- The Washington Times - Thursday, November 9, 2006

JARRATT, Va. — A man was executed last night for murdering a security guard during a bank holdup.

John Yancey Schmitt, 33, received a lethal injection and was pronounced dead at 9:14 p.m. at Greensville Correctional Center.

After the needles had been inserted into his veins, Schmitt lifted his head and stared through the glass at witnesses in the viewing booth.

“Come on with it,” he said simply in his final words.

The lethal drugs began to flow at 9:01 p.m., and Schmitt again tried to lift his head to look at witnesses, his eyes opened wide as he gasped loudly for air. Moments later, he was still.

Schmitt was convicted of capital murder and sentenced to death in 2000 for the slaying of Earl Shelton Dunning, 39, an Army retiree who was killed just one month before he was to be married.

On Feb. 17, 1999, Schmitt entered a Chesterfield County bank wearing sunglasses and a bulky jacket, attracting the attention of Mr. Dunning, who followed him inside. After shooting Mr. Dunning, Schmitt fled with nearly $36,000 in cash. He and an accomplice had robbed the same bank a month earlier.

In 2000, a jury convicted Schmitt of capital murder, robbery and firearms charges, and recommended a death sentence, declaring him a danger to society.

Yesterday, the U.S. Supreme Court denied a request from Schmitt’s attorneys for a stay, as did Gov. Timothy M. Kaine.

In their petition to the high court, Schmitt’s attorneys accused prosecutor Warren Von Schuch of withholding information about a key witness, which they said could have influenced the jury’s decision to recommend a death sentence. In their clemency petition to Mr. Kaine, they also argue that Mr. Dunning was killed when Schmitt’s gun accidentally discharged during a struggle.

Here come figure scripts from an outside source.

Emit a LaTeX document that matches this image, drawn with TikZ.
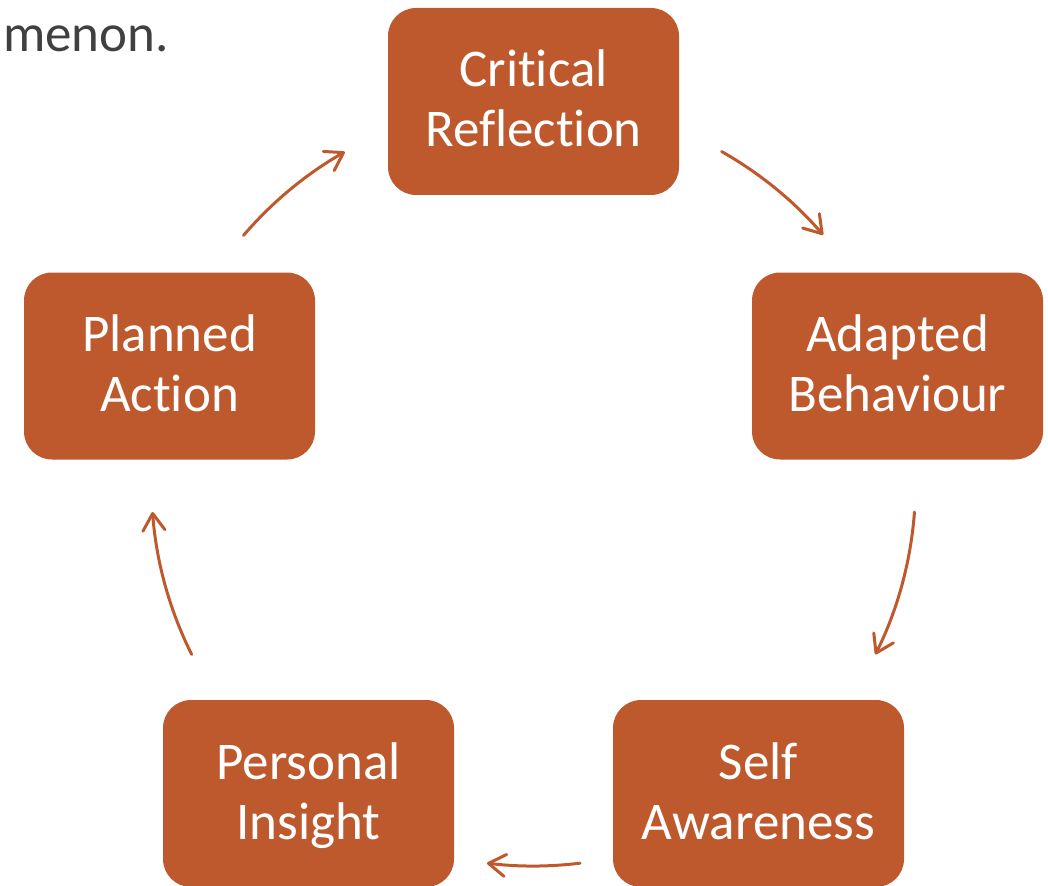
\documentclass[tikz,border=0pt]{standalone}
\usepackage{fontspec}
\setmainfont[Ligatures=NoCommon]{Carlito}
\usetikzlibrary{arrows.meta}
\definecolor{rust}{RGB}{190,89,46}
\definecolor{bodytext}{RGB}{64,64,64}
% fixed struts so every two-line label sits at the same height in its box
\newcommand\toprow{\rule{0pt}{43pt}}
\newcommand\botrow{\rule[-12pt]{0pt}{12pt}}
\begin{document}
\begin{tikzpicture}[x=1pt,y=1pt,
  stagebox/.style={rectangle, rounded corners=28pt, fill=rust, draw=none,
    minimum width=291pt, minimum height=187pt, inner sep=0pt,
    text=white, align=center,
    font=\fontsize{53}{60}\selectfont},
  cyclearrow/.style={draw=rust, line width=3pt, line cap=round,
    -{Straight Barb[length=17pt,width=22pt,line width=3pt,round]}}]
\useasboundingbox (0,0) rectangle (1048,-885);
\clip (0,0) rectangle (1048,-885);

% tail of the preceding sentence
\node[anchor=base west, inner sep=0pt, text=bodytext,
  font=\fontsize{53}{62}\selectfont] (tail) at (3,-52) {menon.};

% stages of the cycle
\node[stagebox] (cr) at (533.5,-101.5) {\toprow Critical\\Reflection\botrow};
\node[stagebox] (ab) at (897.5,-366)   {\toprow Adapted\\Behaviour\botrow};
\node[stagebox] (sa) at (758.5,-793.5) {\toprow Self\\Awareness\botrow};
\node[stagebox] (pi) at (308.5,-793.5) {\toprow Personal\\Insight\botrow};
\node[stagebox] (pa) at (169.5,-366)   {\toprow Planned\\Action\botrow};

% centre of the cycle; the connectors are arcs around it
\coordinate (O) at (533.5,-484);

\draw[cyclearrow] ([shift={(60.5:382pt)}]O) arc[start angle=60.5, end angle=40.7, radius=382pt];
\draw[cyclearrow] ([shift={(-4.2:382pt)}]O) arc[start angle=-4.2, end angle=-26.5, radius=382pt];
\draw[cyclearrow] ([shift={(-83:382pt)}]O) arc[start angle=-83, end angle=-97, radius=382pt];
\draw[cyclearrow] ([shift={(206.5:382pt)}]O) arc[start angle=206.5, end angle=184.2, radius=382pt];
\draw[cyclearrow] ([shift={(139.4:382pt)}]O) arc[start angle=139.4, end angle=119.6, radius=382pt];
\end{tikzpicture}
\end{document}
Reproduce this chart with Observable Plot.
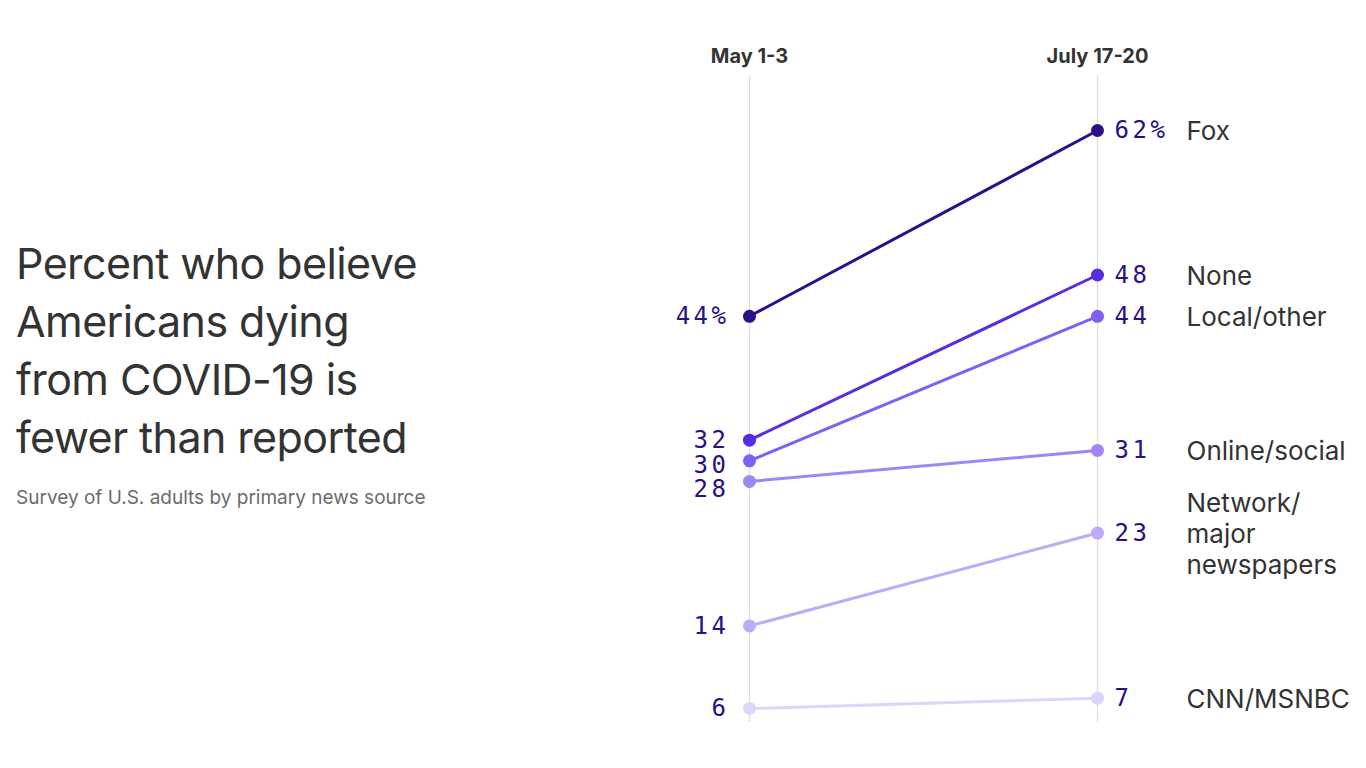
<!DOCTYPE html>
<html>
<head>
<meta charset="utf-8">
<script src="https://cdn.jsdelivr.net/npm/d3@7"></script>
<script src="https://cdn.jsdelivr.net/npm/@observablehq/plot@0.6"></script>
<style>
  html, body { margin: 0; padding: 0; background: #fff; }
  body { width: 1366px; height: 768px; overflow: hidden; display: flex; font-family: Inter, "Noto Sans", sans-serif; }
  #left { width: 640px; flex: none; position: relative; }
  #title { position: absolute; left: 16px; top: 234px; font-size: 43px; line-height: 58px; color: #333; letter-spacing: -0.6px; margin: 0; font-weight: 400; white-space: nowrap; }
  #subtitle { position: absolute; left: 16px; top: 486px; font-size: 19px; color: #6b6b6b; margin: 0; white-space: nowrap; }
  #chart { width: 726px; flex: none; }
  #chart svg { max-width: none; }
</style>
</head>
<body>
<div id="left">
  <h1 id="title">Percent who believe<br>Americans dying<br>from COVID-19 is<br>fewer than reported</h1>
  <p id="subtitle">Survey of U.S. adults by primary news source</p>
</div>
<div id="chart"></div>
<script>
const periods = ["May 1-3", "July 17-20"];
const sources = ["Fox", "None", "Local/other", "Online/social", "Network/\nmajor\nnewspapers", "CNN/MSNBC"];
const mayValues = [44, 32, 30, 28, 14, 6];
const julyValues = [62, 48, 44, 31, 23, 7];
const colors = ["#2c0f8a", "#5a2ce0", "#7f5ff5", "#9e86f7", "#bdaaf9", "#ddd4fd"];

// simple label dodge (in data units) so stacked value labels do not collide
const labelGap = 2.4;
function dodge(values) {
  const order = values.map((v, i) => i).sort((a, b) => values[b] - values[a]);
  const out = values.slice();
  let prev = Infinity;
  for (const i of order) { out[i] = Math.min(values[i], prev - labelGap); prev = out[i]; }
  return out;
}
const mayLabelY = dodge(mayValues);
const julyLabelY = dodge(julyValues);

const rows = [];
sources.forEach((s, i) => {
  rows.push({source: s, period: periods[0], value: mayValues[i], labelY: mayLabelY[i], label: i === 0 ? mayValues[i] + "%" : String(mayValues[i])});
  rows.push({source: s, period: periods[1], value: julyValues[i], labelY: julyLabelY[i], label: i === 0 ? julyValues[i] + "%" : String(julyValues[i])});
});
const may = rows.filter(d => d.period === periods[0]);
const july = rows.filter(d => d.period === periods[1]);

const mono = "'DejaVu Sans Mono', monospace";

const chart = Plot.plot({
  width: 726,
  height: 768,
  marginTop: 75,
  marginBottom: 46,
  marginLeft: 0,
  marginRight: 0,
  x: {type: "point", domain: periods, range: [109, 457], padding: 0, axis: null, label: null},
  y: {domain: [6, 62], range: [708, 130], axis: null},
  color: {domain: sources, range: colors},
  marks: [
    Plot.gridX(periods, {stroke: "#dcdcdc", strokeOpacity: 1, strokeWidth: 1.2}),
    Plot.axisX({anchor: "top", label: null, tickSize: 0, tickPadding: 13, fontSize: 20, fontWeight: 700, color: "#333", fontFamily: "Inter, sans-serif"}),
    Plot.line(rows, {x: "period", y: "value", z: "source", stroke: "source", strokeWidth: 3}),
    Plot.dot(rows, {x: "period", y: "value", fill: "source", r: 6.5}),
    Plot.text(may, {x: "period", y: "labelY", text: "label", textAnchor: "end", dx: -20, fill: "#2a0e8a", fontSize: 24, fontFamily: mono}),
    Plot.text(july, {x: "period", y: "labelY", text: "label", textAnchor: "start", dx: 17, fill: "#2a0e8a", fontSize: 24, fontFamily: mono}),
    Plot.text(july, {x: "period", y: "value", text: "source", textAnchor: "start", dx: 89, fill: "#333", fontSize: 26, lineHeight: 1.2, fontFamily: "Inter, sans-serif"})
  ]
});
d3.select(chart).selectAll("g")
  .filter(function () { const f = this.getAttribute("font-family"); return f && f.includes("Mono"); })
  .attr("letter-spacing", 3.5);
document.getElementById("chart").appendChild(chart);
</script>
</body>
</html>
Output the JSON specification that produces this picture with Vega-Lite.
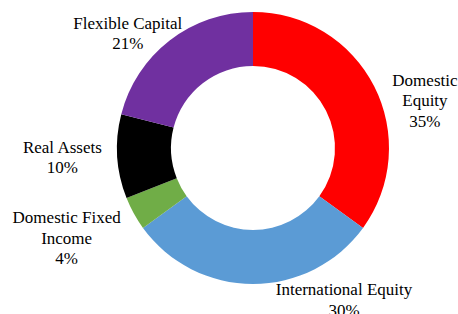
{
  "$schema": "https://vega.github.io/schema/vega-lite/v6.json",
  "autosize": "none",
  "width": 272,
  "height": 272,
  "padding": {"left": 117, "top": 12, "right": 69, "bottom": 30},
  "background": "white",
  "config": {"text": {"font": "Liberation Serif, Times New Roman, serif", "fontSize": 17, "lineHeight": 20.5, "lineBreak": "\n", "align": "center", "baseline": "middle", "color": "black", "radius": 175}},
  "data": {
    "values": [
      {"idx": 1, "category": "Domestic Equity", "value": 35, "label": "Domestic\nEquity\n35%"},
      {"idx": 2, "category": "International Equity", "value": 30, "label": "International Equity\n30%"},
      {"idx": 3, "category": "Domestic Fixed Income", "value": 4, "label": "Domestic Fixed\nIncome\n4%"},
      {"idx": 4, "category": "Real Assets", "value": 10, "label": "Real Assets\n10%"},
      {"idx": 5, "category": "Flexible Capital", "value": 21, "label": "Flexible Capital\n21%"}
    ]
  },
  "transform": [
    {"stack": "value", "groupby": [], "sort": [{"field": "idx", "order": "ascending"}], "as": ["v0", "v1"]},
    {"calculate": "(datum.v0 + datum.v1) / 2", "as": "mid"}
  ],
  "layer": [
    {
      "mark": {"type": "arc", "outerRadius": 136, "innerRadius": 82},
      "encoding": {
        "theta": {"field": "v0", "type": "quantitative", "scale": {"domain": [0, 100]}},
        "theta2": {"field": "v1"},
        "color": {
          "field": "category",
          "type": "nominal",
          "scale": {
            "domain": ["Domestic Equity", "International Equity", "Domestic Fixed Income", "Real Assets", "Flexible Capital"],
            "range": ["#FF0000", "#5B9BD5", "#70AD47", "#000000", "#7030A0"]
          },
          "legend": null
        }
      }
    },
    {
      "transform": [{"filter": "datum.category == 'Domestic Equity'"}],
      "mark": {"type": "text", "font": "Liberation Serif, Times New Roman, serif", "dx": 16, "dy": 12},
      "encoding": {"theta": {"field": "mid", "type": "quantitative", "scale": {"domain": [0, 100]}}, "text": {"field": "label"}}
    },
    {
      "transform": [{"filter": "datum.category == 'International Equity'"}],
      "mark": {"type": "text", "font": "Liberation Serif, Times New Roman, serif", "dx": 91, "dy": -33},
      "encoding": {"theta": {"field": "mid", "type": "quantitative", "scale": {"domain": [0, 100]}}, "text": {"field": "label"}}
    },
    {
      "transform": [{"filter": "datum.category == 'Domestic Fixed Income'"}],
      "mark": {"type": "text", "font": "Liberation Serif, Times New Roman, serif", "dx": -33, "dy": -14},
      "encoding": {"theta": {"field": "mid", "type": "quantitative", "scale": {"domain": [0, 100]}}, "text": {"field": "label"}}
    },
    {
      "transform": [{"filter": "datum.category == 'Real Assets'"}],
      "mark": {"type": "text", "font": "Liberation Serif, Times New Roman, serif", "dx": -16, "dy": -11},
      "encoding": {"theta": {"field": "mid", "type": "quantitative", "scale": {"domain": [0, 100]}}, "text": {"field": "label"}}
    },
    {
      "transform": [{"filter": "datum.category == 'Flexible Capital'"}],
      "mark": {"type": "text", "font": "Liberation Serif, Times New Roman, serif", "dx": -18, "dy": 14},
      "encoding": {"theta": {"field": "mid", "type": "quantitative", "scale": {"domain": [0, 100]}}, "text": {"field": "label"}}
    }
  ]
}
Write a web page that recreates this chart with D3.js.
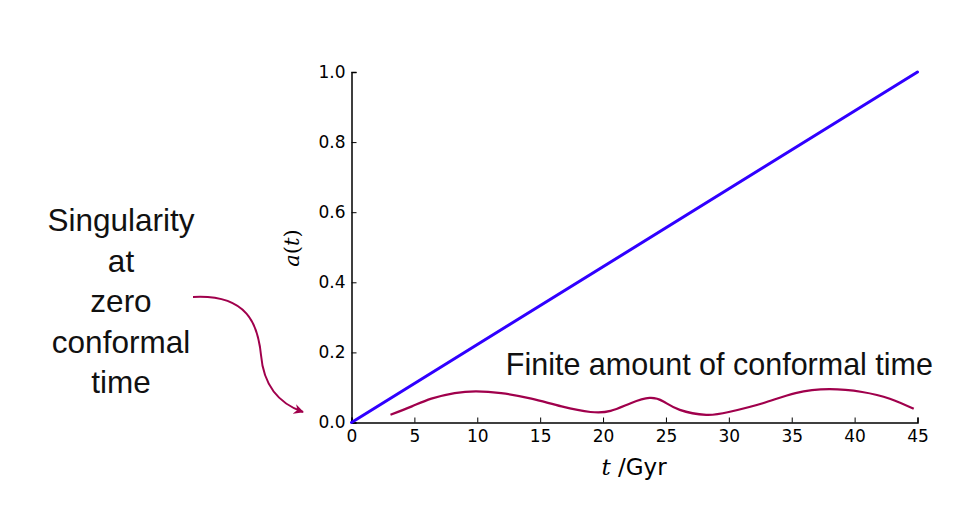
<!DOCTYPE html>
<html>
<head>
<meta charset="utf-8">
<script src="https://cdn.jsdelivr.net/npm/d3@7"></script>
<style>
  body { margin: 0; background: #fff; }
  svg { display: block; }
</style>
</head>
<body>
<div id="chart"></div>
<script>
/* global d3 */

// scale factor a(t): straight line
var lineT = [0, 45],
lineA = [0, 1.0];

// wiggly conformal-time curve
var curveT = [3.1, 4.8, 6.35, 8.2, 9.9, 11.9, 14.3, 16.7, 19.0, 20.6, 22.2, 23.7, 24.8, 26.1, 28.2, 30.0, 32.7, 35.3, 38.0, 40.6, 42.8, 44.7],
curveA = [0.022, 0.046, 0.068, 0.084, 0.089, 0.084, 0.068, 0.046, 0.030, 0.033, 0.055, 0.070, 0.060, 0.036, 0.022, 0.030, 0.055, 0.084, 0.095, 0.087, 0.068, 0.039];

var xTicks = [0, 5, 10, 15, 20, 25, 30, 35, 40, 45],
yTicks = [0, 0.2, 0.4, 0.6, 0.8, 1.0];

var noteLines = ['Singularity', 'at', 'zero', 'conformal', 'time'],
curveNote = 'Finite amount of conformal time';

var w = 977,
h = 514,
blue = '#3000ff',
plum = '#a0004c';

var svg = d3.select('#chart').
append('svg').
attr('width', w).
attr('height', h);

var x = d3.scaleLinear().domain([0, 45]).range([351.5, 917.5]),
y = d3.scaleLinear().domain([0, 1]).range([422.5, 72]);

// axes: ticks point inward like the old matplotlib style
var xAxis = d3.axisBottom(x).tickValues(xTicks).tickSize(-5).tickPadding(7).
tickFormat(d3.format('d'));
var yAxis = d3.axisLeft(y).tickValues(yTicks).tickSize(-5).tickPadding(6).
tickFormat(d3.format('.1f'));

var gx = svg.append('g').
attr('transform', 'translate(0,' + y(0) + ')').
call(xAxis);
var gy = svg.append('g').
attr('transform', 'translate(' + x(0) + ',0)').
call(yAxis);

[gx, gy].forEach(function (g) {
  g.attr('font-size', null).attr('font-family', null);
  g.select('.domain').attr('stroke', '#000').attr('stroke-width', 1.5);
  g.selectAll('.tick line').attr('stroke', '#000').attr('stroke-width', 1);
  g.selectAll('.tick text').
  attr('fill', '#000').
  style('font-family', 'DejaVu Sans').
  style('font-size', '17px');
});

// the lines
var line = d3.line().
x(d => x(d[0])).
y(d => y(d[1]));

svg.append('path').
datum(d3.zip(lineT, lineA)).
attr('d', line).
attr('fill', 'none').
attr('stroke', blue).
attr('stroke-width', 3).
attr('stroke-linecap', 'round');

svg.append('path').
datum(d3.zip(curveT, curveA)).
attr('d', line.curve(d3.curveNatural)).
attr('fill', 'none').
attr('stroke', plum).
attr('stroke-width', 2.2);

// axis labels
var yl = svg.append('text').
attr('transform', 'translate(299,248) rotate(-90)').
attr('text-anchor', 'middle').
style('font-family', 'DejaVu Serif').
style('font-size', '21px');
yl.append('tspan').style('font-style', 'italic').text('a');
yl.append('tspan').text('(');
yl.append('tspan').style('font-style', 'italic').text('t');
yl.append('tspan').text(')');

var xl = svg.append('text').
attr('x', 634).
attr('y', 475).
attr('text-anchor', 'middle').
style('font-size', '23px');
xl.append('tspan').
style('font-family', 'DejaVu Serif').
style('font-style', 'italic').
text('t');
xl.append('tspan').
style('font-family', 'DejaVu Sans').
text(' /Gyr');

// annotations
svg.append('text').
attr('x', 933).
attr('y', 375).
attr('text-anchor', 'end').
style('font-family', 'Liberation Sans').
style('font-size', '30.5px').
attr('fill', '#111').
text(curveNote);

svg.append('g').
selectAll('text').
data(noteLines).
enter().
append('text').
attr('x', 121).
attr('y', (d, i) => 231 + i * 40.5).
attr('text-anchor', 'middle').
style('font-family', 'Liberation Sans').
style('font-size', '31.5px').
attr('fill', '#111').
text(d => d);

svg.append('defs').
append('marker').
attr('id', 'head').
attr('viewBox', '0 0 10 10').
attr('refX', 9).
attr('refY', 5).
attr('markerWidth', 5).
attr('markerHeight', 5).
attr('markerUnits', 'strokeWidth').
attr('orient', 'auto').
append('path').
attr('d', 'M0,0 L10,5 L0,10 L3,5 Z').
attr('fill', plum);

svg.append('path').
attr('d', 'M193,297 C248,294 258,325 261,355 C264,390 283,405 303,412').
attr('fill', 'none').
attr('stroke', plum).
attr('stroke-width', 2).
attr('marker-end', 'url(#head)');
</script>
</body>
</html>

Mr. Von Schuch, Chesterfield County deputy commonwealth’s attorney, denied any prosecutorial misconduct and called the killing premeditated and cold-blooded.

In July, a three-judge panel of the 4th U.S. Circuit Court of Appeals in Richmond criticized Mr. Von Schuch for withholding the information but ultimately ruled the prosecutor’s actions probably would not have changed the jury’s decision.

In their clemency petition to Mr. Kaine, Schmitt’s attorneys also argued that forensic evidence shows that Schmitt and Mr. Dunning struggled and that Schmitt’s gun fired accidentally. The bank’s security cameras did not record any images of a confrontation or the shooting.

Schmitt met with a spiritual adviser, his attorneys and family members yesterday, said Virginia Department of Corrections spokesman Larry Traylor. For his last meal, Schmitt requested pizza, a cheese omelet with sausage, green pepper and onions, and white cake with white icing.

Mr. Von Schuch said Mr. Dunning bravely sacrificed his own life by placing himself between Schmitt and the bank tellers.

“He was a tremendous human being,” Mr. Von Schuch said. “This man really was a hero.”

Schmitt was the 98th inmate executed in Virginia since the Supreme Court reinstated capital punishment in 1976, and the fourth this year. Virginia’s execution rate is second only to Texas, which has executed 24 inmates so far this year.